Optimal fleet conversion policy from a life cycle perspective

Abstract

Vehicles typically deteriorate with accumulating mileage and emit more tailpipe air pollutants per mile. Although incentive programs for scrapping old, high-emitting vehicles have been implemented to reduce urban air pollutants and greenhouse gases, these policies may create additional sales of new vehicles as well. From a life cycle perspective, the emissions from both the additional vehicle production and scrapping need to be addressed when evaluating the benefits of scrapping older vehicles. This study explores an optimal fleet conversion policy based on mid-sized internal combustion engine vehicles in the US, defined as one that minimizes total life cycle emissions from the entire fleet of new and used vehicles.
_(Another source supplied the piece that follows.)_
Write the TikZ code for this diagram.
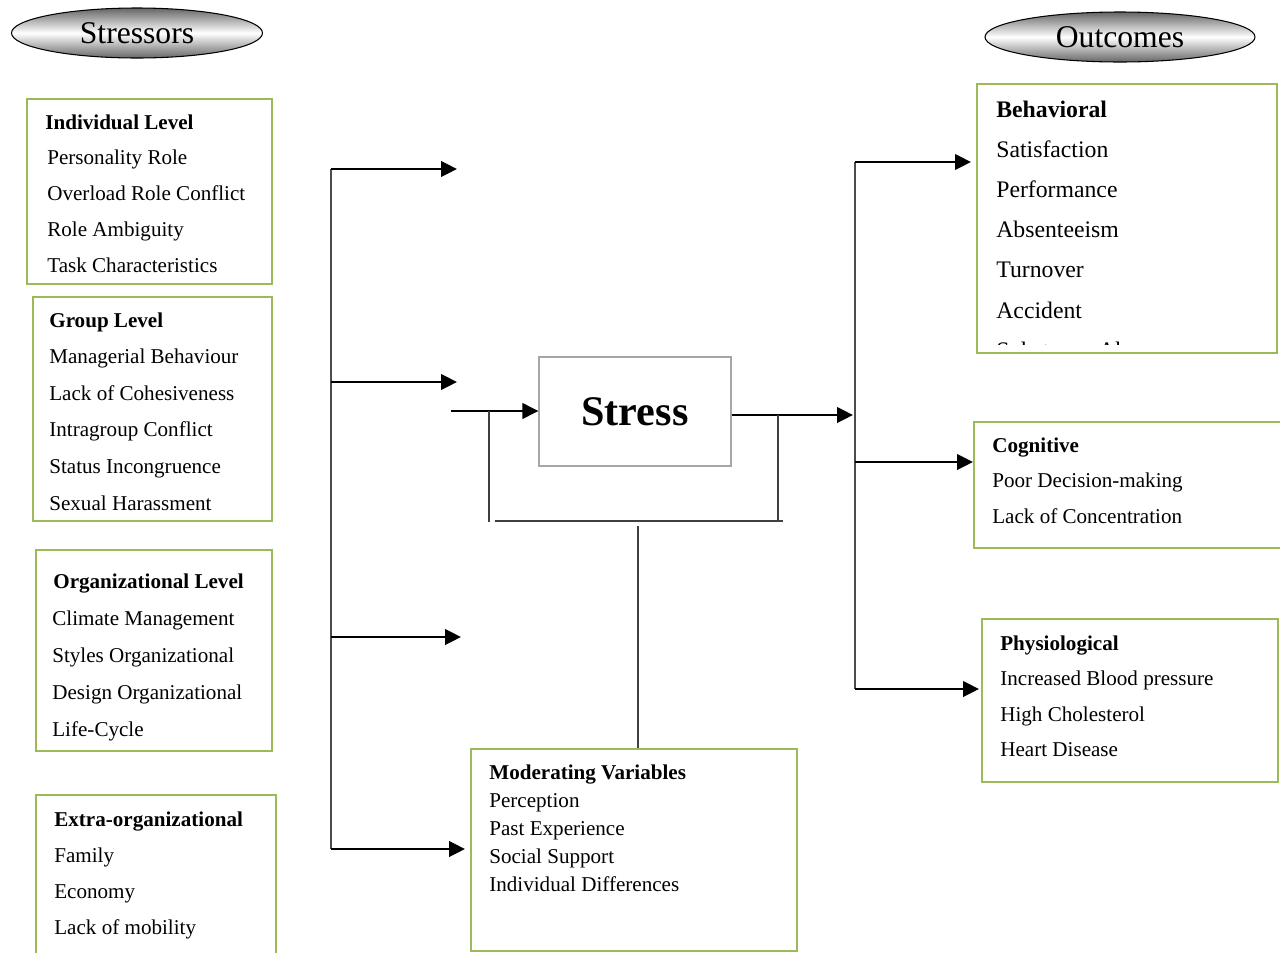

To describe vehicles' lifetime emission profiles as functions of accumulated mileage, a series of life cycle inventories characterizing environmental performance for vehicle production, use, and retirement was developed for each model year between 1981 and 2020. A simulation program is developed to investigate ideal and practical fleet conversion policies separately for three regulated pollutants (CO, NMHC, and NO x ) and for CO 2. According to the simulation results, accelerated scrapping policies are generally recommended to reduce regulated emissions, but they may increase greenhouse gases. Multi-objective analysis based on economic valuation methods was used to investigate trade-offs among emissions of different pollutants for optimal fleet conversion policies.